Iran announced on Thursday that it had executed a man arrested during the nationwide protests that have shaken the country for several months.
The protester, identified as Mohsen Shekari by Iranian news agencies, is thought to be the first person executed by the Iranian regime in connection with the protests.
He was convicted of blocking Sattar Khan Boulevard in the capital Tehran and injuring a security guard with a machete on September 25. He was convicted on November 1 for "waging war against God" under Iran's strict interpretation of Islamic law, or Sharia. The ruling was upheld by the supreme court on November 20 despite an appeal.
US says execution 'a grim escalation'
The United States responded to the execution saying it was a "grim escalation" and vowed that the clerical regime would be held to account.
"The execution of Mohsen Shekari represents the regime's attempt to suppress dissent and quash these protests," said State Department spokesman Ned Price.
Jake Sullivan, US President Joe Biden's national security advisor, said on Twitter: "The unjust and cruel execution of Mohsen Shekari is a cynical attempt to intimidate the brave Iranian people. Our hearts are with his family. We will hold the Iranian regime accountable for the brutal violence it’s committing against its own people."
More executions expected
Five other people were sentenced to death by hanging on Tuesday for the killing of a member of Iran's volunteer Basij security force.
Rights watchdog Amnesty International has said that at least 21 people are facing the death penalty following what it called "sham trials designed to intimidate those participating in the popular uprising that has rocked Iran."
"The Iranian authorities must immediately quash all death sentences, refrain from seeking the imposition of the death penalty and drop all charges against those arrested in connection with their peaceful participation in protests," Amnesty said.
The director of the Oslo-based NGO Iran Human Rights, Mahmood Amiry-Moghaddam, called for "rapid practical consequences internationally" to the execution to prevent the possibility of "facing daily execution of prisoners."
German Foreign Minister Annalena Baerbock slammed the "Iranian regime's contempt for human life" and the "perfidious" trial of Shekari, in a tweet. "The threat of execution will not suffocate the will for freedom," she added.
Calls for diplomatic consequences
The execution of Shekari has prompted some anti-government campaigners to call on European countries to expel Iranian diplomats and the children of high-ranking officials who enjoy a liberal lifestyle in the EU.
However, Greens MEP Hannah Neumann said this could prevent Europe's own embassies in Iran from helping protestors on the ground.
"If we expel Iranian diplomats from the European Union, there is this kind of issue of reciprocity in foreign policy," Neumann told DW. "So then we would give the regime the easiest of all excuses to kick out our own ambassadors, our own embassies from Iran."

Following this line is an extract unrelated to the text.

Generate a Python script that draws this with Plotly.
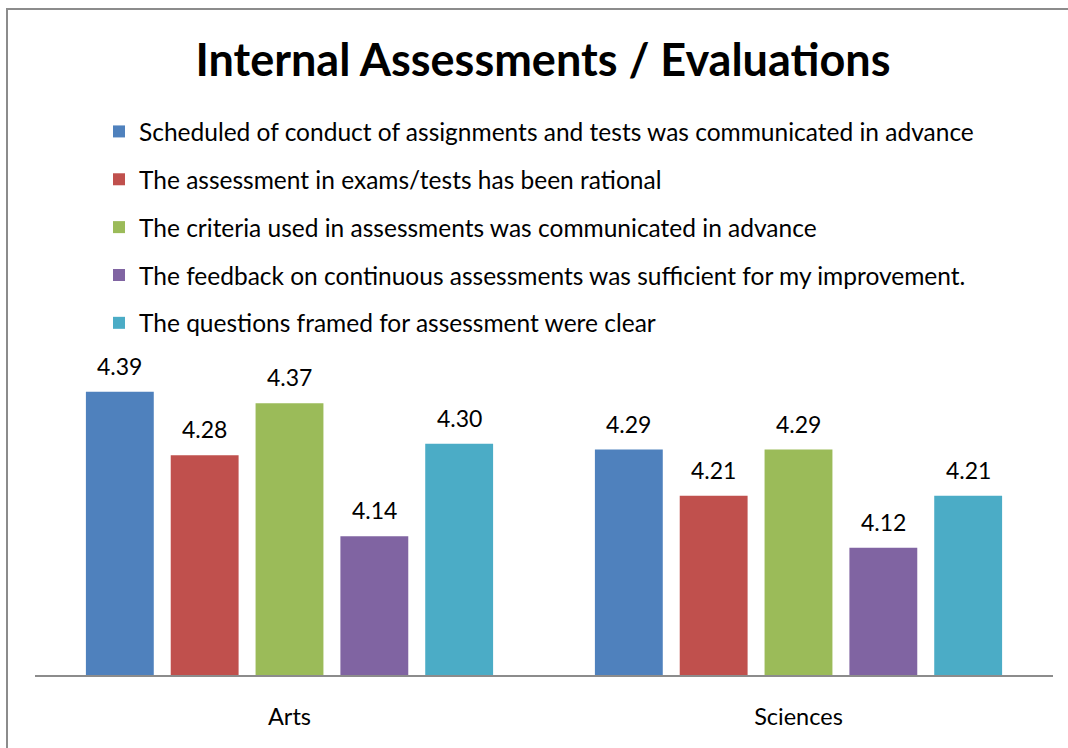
import plotly.graph_objects as go

categories = ["Arts", "Sciences"]
series_names = [
    "Scheduled of conduct of assignments and tests was communicated in advance",
    "The assessment in exams/tests has been rational",
    "The criteria used in assessments was communicated in advance",
    "The feedback on continuous assessments was sufficient for my improvement.",
    "The questions framed for assessment were clear",
]
series_values = [
    [4.39, 4.29],
    [4.28, 4.21],
    [4.37, 4.29],
    [4.14, 4.12],
    [4.30, 4.21],
]
colors = ["#4F81BD", "#C0504D", "#9BBB59", "#8064A2", "#4BACC6"]

W, H = 1068, 748
L, R, T, B = 35, 15, 386, 73
pw, ph = W - L - R, H - T - B
BARGAP = 1 / 6
n = len(series_names)
slot = (1 - BARGAP) / n

fig = go.Figure()
annotations = []
for i, (name, vals) in enumerate(zip(series_names, series_values)):
    fig.add_trace(go.Bar(
        x=categories, y=vals, name=name,
        marker=dict(color=colors[i], line=dict(width=0)),
        legendgroup=f"g{i}", hoverinfo="y+name",
    ))
    for ci, v in enumerate(vals):
        annotations.append(dict(
            x=ci + (i - (n - 1) / 2) * slot, y=v, xref="x", yref="y",
            text=f"{v:.2f}", showarrow=False, yanchor="bottom", yshift=10,
            font=dict(family="Lato", size=23, color="#000000"),
        ))

def px_x(p):
    return (p - L) / pw

def px_y(p):
    return (H - B - p) / ph

fig.update_layout(
    width=W, height=H,
    margin=dict(l=L, r=R, t=T, b=B),
    paper_bgcolor="white", plot_bgcolor="white",
    font=dict(family="Lato", size=22, color="#000000"),
    title=dict(text="<b>Internal Assessments / Evaluations</b>",
               x=543 / W, xanchor="center", y=1 - 60 / H, yanchor="middle",
               font=dict(family="Lato", size=45, color="#000000")),
    barmode="group", bargap=BARGAP, bargroupgap=0.2,
    showlegend=True,
    legend=dict(x=px_x(99), xanchor="left", y=px_y(109), yanchor="top",
                orientation="v", traceorder="grouped", tracegroupgap=13,
                font=dict(family="Lato", size=24.5), bgcolor="rgba(0,0,0,0)"),
    xaxis=dict(showgrid=False, showline=True, linecolor="#8C8C8C", linewidth=2,
               ticks="", ticklabelstandoff=20,
               tickfont=dict(family="Lato", size=23.5)),
    yaxis=dict(range=[3.9, 4.4], visible=False),
    annotations=annotations,
    shapes=[dict(type="rect", xref="paper", yref="paper",
                 x0=px_x(7), x1=px_x(W + 20), y0=px_y(H + 20), y1=px_y(9),
                 line=dict(color="#8C8C8C", width=2), fillcolor="rgba(0,0,0,0)",
                 layer="below")],
)

fig.write_html("out.html", config={"displayModeBar": False},
               post_script="document.body.style.margin='0';")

She added that EU-member embassies are currently doing "crucial work inside the country," including observing trials, exerting pressure and offering support to protesters.
"And all of this would have to stop or would stop if our ambassadors would be kicked out," she said.
Neumann also said that EU embassies have been a crucial source of reliable information in the country where media is highly restricted.
She instead called for European and world leaders to ramp up sanctions and issue even stronger condemnations against the Iranian government.
Why are people protesting in Iran?
The protests have proven to be one of the biggest challenges the Islamic Republic has faced since the 1979 revolution that ousted the Shah and brought Ayatollah Khomeini — and his successor Ayatollah Ali Khamenei — to power.
Protesters first took to the streets following the death of 22-year-old Jina Mahsa Amini while in detention. She had been arrested by Iran's so-called "morality police" for failing to abide by the country's strict dress code.
The demonstrations began in the western region of Kurdistan, Amini's home region, but soon spread across the country.
Women have played a key role in the anti-government protests with many videos shared on social media of women removing their headscarves in public.
Authorities have responded to the protests — which they blame on foreign interference — with a violent crackdown. Rights groups based outside of the country estimate the number of people killed in clashes with security forces to have reached almost 500.